Repeat all the material exactly; pictures stay out of your copy.
============
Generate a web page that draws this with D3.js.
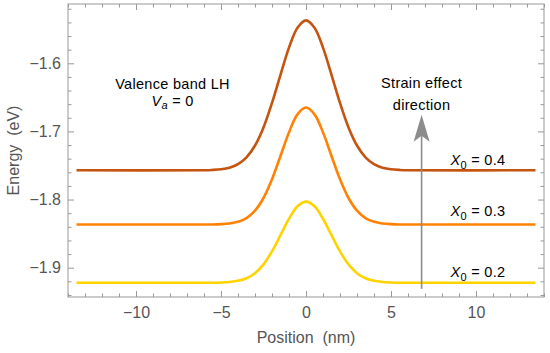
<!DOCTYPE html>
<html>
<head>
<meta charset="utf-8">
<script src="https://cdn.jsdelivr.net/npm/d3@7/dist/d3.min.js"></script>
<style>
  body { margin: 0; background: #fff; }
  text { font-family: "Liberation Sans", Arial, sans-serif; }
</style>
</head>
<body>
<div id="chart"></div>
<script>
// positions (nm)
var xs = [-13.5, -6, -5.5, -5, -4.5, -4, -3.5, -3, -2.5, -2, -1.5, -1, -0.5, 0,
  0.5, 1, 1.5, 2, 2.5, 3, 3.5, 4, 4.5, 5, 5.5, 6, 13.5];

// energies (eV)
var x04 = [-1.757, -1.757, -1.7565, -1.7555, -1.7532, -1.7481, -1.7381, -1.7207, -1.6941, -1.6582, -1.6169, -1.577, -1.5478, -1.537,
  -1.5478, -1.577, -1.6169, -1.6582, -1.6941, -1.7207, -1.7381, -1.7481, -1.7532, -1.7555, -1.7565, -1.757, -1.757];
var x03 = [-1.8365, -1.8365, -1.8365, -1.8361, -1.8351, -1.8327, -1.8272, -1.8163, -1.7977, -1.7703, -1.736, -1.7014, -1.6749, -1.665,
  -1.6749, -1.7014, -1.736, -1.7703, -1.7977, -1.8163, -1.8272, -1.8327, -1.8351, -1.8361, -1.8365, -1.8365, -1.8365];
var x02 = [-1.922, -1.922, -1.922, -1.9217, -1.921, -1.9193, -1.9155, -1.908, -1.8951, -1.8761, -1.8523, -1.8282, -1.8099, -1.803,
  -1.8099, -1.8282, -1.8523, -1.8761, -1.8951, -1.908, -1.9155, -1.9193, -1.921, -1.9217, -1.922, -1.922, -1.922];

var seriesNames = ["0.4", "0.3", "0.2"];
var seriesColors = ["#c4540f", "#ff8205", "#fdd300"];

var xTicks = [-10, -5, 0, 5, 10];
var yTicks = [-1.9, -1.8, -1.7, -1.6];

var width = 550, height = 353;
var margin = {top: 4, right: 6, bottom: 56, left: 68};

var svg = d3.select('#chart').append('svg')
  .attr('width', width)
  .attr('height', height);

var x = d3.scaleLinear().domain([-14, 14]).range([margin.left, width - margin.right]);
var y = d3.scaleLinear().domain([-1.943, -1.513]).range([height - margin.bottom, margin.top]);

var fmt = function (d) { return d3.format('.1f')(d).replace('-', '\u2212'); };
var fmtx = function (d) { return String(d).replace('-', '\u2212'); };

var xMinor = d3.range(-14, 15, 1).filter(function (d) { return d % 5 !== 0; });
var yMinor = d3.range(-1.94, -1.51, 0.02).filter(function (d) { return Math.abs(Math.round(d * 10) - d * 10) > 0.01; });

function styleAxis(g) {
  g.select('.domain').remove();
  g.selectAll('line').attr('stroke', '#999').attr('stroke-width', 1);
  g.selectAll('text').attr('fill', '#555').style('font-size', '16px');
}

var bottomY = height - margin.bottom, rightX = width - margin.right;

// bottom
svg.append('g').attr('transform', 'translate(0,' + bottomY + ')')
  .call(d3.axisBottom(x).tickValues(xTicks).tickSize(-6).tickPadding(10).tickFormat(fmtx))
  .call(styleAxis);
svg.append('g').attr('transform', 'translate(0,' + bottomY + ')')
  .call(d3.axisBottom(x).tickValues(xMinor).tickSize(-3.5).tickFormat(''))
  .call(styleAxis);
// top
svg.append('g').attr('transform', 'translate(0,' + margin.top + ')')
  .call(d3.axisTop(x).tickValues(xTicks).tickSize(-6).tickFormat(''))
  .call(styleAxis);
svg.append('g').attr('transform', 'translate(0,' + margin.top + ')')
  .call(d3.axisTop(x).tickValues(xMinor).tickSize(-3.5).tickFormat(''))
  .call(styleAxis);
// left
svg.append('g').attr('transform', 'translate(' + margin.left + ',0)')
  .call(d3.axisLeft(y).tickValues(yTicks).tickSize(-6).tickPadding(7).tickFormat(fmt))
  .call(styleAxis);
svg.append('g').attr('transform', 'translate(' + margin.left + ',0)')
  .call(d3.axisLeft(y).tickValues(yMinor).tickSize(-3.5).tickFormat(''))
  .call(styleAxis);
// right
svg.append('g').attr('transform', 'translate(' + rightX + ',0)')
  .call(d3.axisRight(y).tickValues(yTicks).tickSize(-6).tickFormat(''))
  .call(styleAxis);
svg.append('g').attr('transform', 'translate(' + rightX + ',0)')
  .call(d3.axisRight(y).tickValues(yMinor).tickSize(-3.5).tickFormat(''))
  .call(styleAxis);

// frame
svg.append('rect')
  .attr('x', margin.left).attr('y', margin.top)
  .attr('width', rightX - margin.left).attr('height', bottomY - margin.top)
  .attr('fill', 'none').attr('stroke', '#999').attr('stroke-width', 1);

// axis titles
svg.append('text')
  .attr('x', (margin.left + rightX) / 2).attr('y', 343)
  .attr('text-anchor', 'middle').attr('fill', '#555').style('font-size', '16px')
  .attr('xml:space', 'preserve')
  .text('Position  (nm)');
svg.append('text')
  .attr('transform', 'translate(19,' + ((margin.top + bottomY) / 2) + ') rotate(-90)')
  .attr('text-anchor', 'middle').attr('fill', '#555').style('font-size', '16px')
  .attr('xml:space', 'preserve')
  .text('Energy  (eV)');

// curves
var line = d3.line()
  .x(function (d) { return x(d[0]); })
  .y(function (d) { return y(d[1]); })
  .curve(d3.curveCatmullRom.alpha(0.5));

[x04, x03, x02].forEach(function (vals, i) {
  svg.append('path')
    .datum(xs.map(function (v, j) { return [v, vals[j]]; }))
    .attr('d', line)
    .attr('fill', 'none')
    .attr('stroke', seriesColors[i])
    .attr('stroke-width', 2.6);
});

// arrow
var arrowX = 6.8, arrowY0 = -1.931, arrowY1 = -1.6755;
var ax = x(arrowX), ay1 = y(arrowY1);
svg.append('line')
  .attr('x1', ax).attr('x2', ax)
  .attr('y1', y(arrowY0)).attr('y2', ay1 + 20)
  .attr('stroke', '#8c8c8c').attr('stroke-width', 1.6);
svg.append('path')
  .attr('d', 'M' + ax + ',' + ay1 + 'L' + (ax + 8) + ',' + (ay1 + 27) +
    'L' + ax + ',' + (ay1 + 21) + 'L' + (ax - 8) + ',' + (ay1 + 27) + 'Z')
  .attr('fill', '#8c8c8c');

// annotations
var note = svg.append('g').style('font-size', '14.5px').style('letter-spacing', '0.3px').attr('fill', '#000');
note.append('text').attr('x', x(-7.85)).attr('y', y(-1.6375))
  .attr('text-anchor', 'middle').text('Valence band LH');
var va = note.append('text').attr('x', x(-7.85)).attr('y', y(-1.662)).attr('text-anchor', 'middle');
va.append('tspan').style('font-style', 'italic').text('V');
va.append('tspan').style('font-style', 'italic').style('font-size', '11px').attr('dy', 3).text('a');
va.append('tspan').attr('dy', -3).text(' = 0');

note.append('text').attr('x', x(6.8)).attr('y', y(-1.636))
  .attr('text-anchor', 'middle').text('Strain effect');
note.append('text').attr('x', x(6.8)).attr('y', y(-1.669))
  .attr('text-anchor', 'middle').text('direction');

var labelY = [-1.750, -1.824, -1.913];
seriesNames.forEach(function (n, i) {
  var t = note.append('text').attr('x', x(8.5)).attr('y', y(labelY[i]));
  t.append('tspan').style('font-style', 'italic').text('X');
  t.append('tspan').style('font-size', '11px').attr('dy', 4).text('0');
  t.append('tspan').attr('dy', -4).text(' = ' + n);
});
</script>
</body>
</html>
============
§ OUTPUT
Generate a web page that draws this with D3.js.
<!DOCTYPE html>
<html>
<head>
<meta charset="utf-8">
<script src="https://cdn.jsdelivr.net/npm/d3@7/dist/d3.min.js"></script>
<style>
  body { margin: 0; background: #fff; }
  text { font-family: "Liberation Sans", Arial, sans-serif; }
</style>
</head>
<body>
<div id="chart"></div>
<script>
// positions (nm)
var xs = [-13.5, -6, -5.5, -5, -4.5, -4, -3.5, -3, -2.5, -2, -1.5, -1, -0.5, 0,
  0.5, 1, 1.5, 2, 2.5, 3, 3.5, 4, 4.5, 5, 5.5, 6, 13.5];

// energies (eV)
var x04 = [-1.757, -1.757, -1.7565, -1.7555, -1.7532, -1.7481, -1.7381, -1.7207, -1.6941, -1.6582, -1.6169, -1.577, -1.5478, -1.537,
  -1.5478, -1.577, -1.6169, -1.6582, -1.6941, -1.7207, -1.7381, -1.7481, -1.7532, -1.7555, -1.7565, -1.757, -1.757];
var x03 = [-1.8365, -1.8365, -1.8365, -1.8361, -1.8351, -1.8327, -1.8272, -1.8163, -1.7977, -1.7703, -1.736, -1.7014, -1.6749, -1.665,
  -1.6749, -1.7014, -1.736, -1.7703, -1.7977, -1.8163, -1.8272, -1.8327, -1.8351, -1.8361, -1.8365, -1.8365, -1.8365];
var x02 = [-1.922, -1.922, -1.922, -1.9217, -1.921, -1.9193, -1.9155, -1.908, -1.8951, -1.8761, -1.8523, -1.8282, -1.8099, -1.803,
  -1.8099, -1.8282, -1.8523, -1.8761, -1.8951, -1.908, -1.9155, -1.9193, -1.921, -1.9217, -1.922, -1.922, -1.922];

var seriesNames = ["0.4", "0.3", "0.2"];
var seriesColors = ["#c4540f", "#ff8205", "#fdd300"];

var xTicks = [-10, -5, 0, 5, 10];
var yTicks = [-1.9, -1.8, -1.7, -1.6];

var width = 550, height = 353;
var margin = {top: 4, right: 6, bottom: 56, left: 68};

var svg = d3.select('#chart').append('svg')
  .attr('width', width)
  .attr('height', height);

var x = d3.scaleLinear().domain([-14, 14]).range([margin.left, width - margin.right]);
var y = d3.scaleLinear().domain([-1.943, -1.513]).range([height - margin.bottom, margin.top]);

var fmt = function (d) { return d3.format('.1f')(d).replace('-', '\u2212'); };
var fmtx = function (d) { return String(d).replace('-', '\u2212'); };

var xMinor = d3.range(-14, 15, 1).filter(function (d) { return d % 5 !== 0; });
var yMinor = d3.range(-1.94, -1.51, 0.02).filter(function (d) { return Math.abs(Math.round(d * 10) - d * 10) > 0.01; });

function styleAxis(g) {
  g.select('.domain').remove();
  g.selectAll('line').attr('stroke', '#999').attr('stroke-width', 1);
  g.selectAll('text').attr('fill', '#555').style('font-size', '16px');
}

var bottomY = height - margin.bottom, rightX = width - margin.right;

// bottom
svg.append('g').attr('transform', 'translate(0,' + bottomY + ')')
  .call(d3.axisBottom(x).tickValues(xTicks).tickSize(-6).tickPadding(10).tickFormat(fmtx))
  .call(styleAxis);
svg.append('g').attr('transform', 'translate(0,' + bottomY + ')')
  .call(d3.axisBottom(x).tickValues(xMinor).tickSize(-3.5).tickFormat(''))
  .call(styleAxis);
// top
svg.append('g').attr('transform', 'translate(0,' + margin.top + ')')
  .call(d3.axisTop(x).tickValues(xTicks).tickSize(-6).tickFormat(''))
  .call(styleAxis);
svg.append('g').attr('transform', 'translate(0,' + margin.top + ')')
  .call(d3.axisTop(x).tickValues(xMinor).tickSize(-3.5).tickFormat(''))
  .call(styleAxis);
// left
svg.append('g').attr('transform', 'translate(' + margin.left + ',0)')
  .call(d3.axisLeft(y).tickValues(yTicks).tickSize(-6).tickPadding(7).tickFormat(fmt))
  .call(styleAxis);
svg.append('g').attr('transform', 'translate(' + margin.left + ',0)')
  .call(d3.axisLeft(y).tickValues(yMinor).tickSize(-3.5).tickFormat(''))
  .call(styleAxis);
// right
svg.append('g').attr('transform', 'translate(' + rightX + ',0)')
  .call(d3.axisRight(y).tickValues(yTicks).tickSize(-6).tickFormat(''))
  .call(styleAxis);
svg.append('g').attr('transform', 'translate(' + rightX + ',0)')
  .call(d3.axisRight(y).tickValues(yMinor).tickSize(-3.5).tickFormat(''))
  .call(styleAxis);

// frame
svg.append('rect')
  .attr('x', margin.left).attr('y', margin.top)
  .attr('width', rightX - margin.left).attr('height', bottomY - margin.top)
  .attr('fill', 'none').attr('stroke', '#999').attr('stroke-width', 1);

// axis titles
svg.append('text')
  .attr('x', (margin.left + rightX) / 2).attr('y', 343)
  .attr('text-anchor', 'middle').attr('fill', '#555').style('font-size', '16px')
  .attr('xml:space', 'preserve')
  .text('Position  (nm)');
svg.append('text')
  .attr('transform', 'translate(19,' + ((margin.top + bottomY) / 2) + ') rotate(-90)')
  .attr('text-anchor', 'middle').attr('fill', '#555').style('font-size', '16px')
  .attr('xml:space', 'preserve')
  .text('Energy  (eV)');

// curves
var line = d3.line()
  .x(function (d) { return x(d[0]); })
  .y(function (d) { return y(d[1]); })
  .curve(d3.curveCatmullRom.alpha(0.5));

[x04, x03, x02].forEach(function (vals, i) {
  svg.append('path')
    .datum(xs.map(function (v, j) { return [v, vals[j]]; }))
    .attr('d', line)
    .attr('fill', 'none')
    .attr('stroke', seriesColors[i])
    .attr('stroke-width', 2.6);
});

// arrow
var arrowX = 6.8, arrowY0 = -1.931, arrowY1 = -1.6755;
var ax = x(arrowX), ay1 = y(arrowY1);
svg.append('line')
  .attr('x1', ax).attr('x2', ax)
  .attr('y1', y(arrowY0)).attr('y2', ay1 + 20)
  .attr('stroke', '#8c8c8c').attr('stroke-width', 1.6);
svg.append('path')
  .attr('d', 'M' + ax + ',' + ay1 + 'L' + (ax + 8) + ',' + (ay1 + 27) +
    'L' + ax + ',' + (ay1 + 21) + 'L' + (ax - 8) + ',' + (ay1 + 27) + 'Z')
  .attr('fill', '#8c8c8c');

// annotations
var note = svg.append('g').style('font-size', '14.5px').style('letter-spacing', '0.3px').attr('fill', '#000');
note.append('text').attr('x', x(-7.85)).attr('y', y(-1.6375))
  .attr('text-anchor', 'middle').text('Valence band LH');
var va = note.append('text').attr('x', x(-7.85)).attr('y', y(-1.662)).attr('text-anchor', 'middle');
va.append('tspan').style('font-style', 'italic').text('V');
va.append('tspan').style('font-style', 'italic').style('font-size', '11px').attr('dy', 3).text('a');
va.append('tspan').attr('dy', -3).text(' = 0');

note.append('text').attr('x', x(6.8)).attr('y', y(-1.636))
  .attr('text-anchor', 'middle').text('Strain effect');
note.append('text').attr('x', x(6.8)).attr('y', y(-1.669))
  .attr('text-anchor', 'middle').text('direction');

var labelY = [-1.750, -1.824, -1.913];
seriesNames.forEach(function (n, i) {
  var t = note.append('text').attr('x', x(8.5)).attr('y', y(labelY[i]));
  t.append('tspan').style('font-style', 'italic').text('X');
  t.append('tspan').style('font-size', '11px').attr('dy', 4).text('0');
  t.append('tspan').attr('dy', -4).text(' = ' + n);
});
</script>
</body>
</html>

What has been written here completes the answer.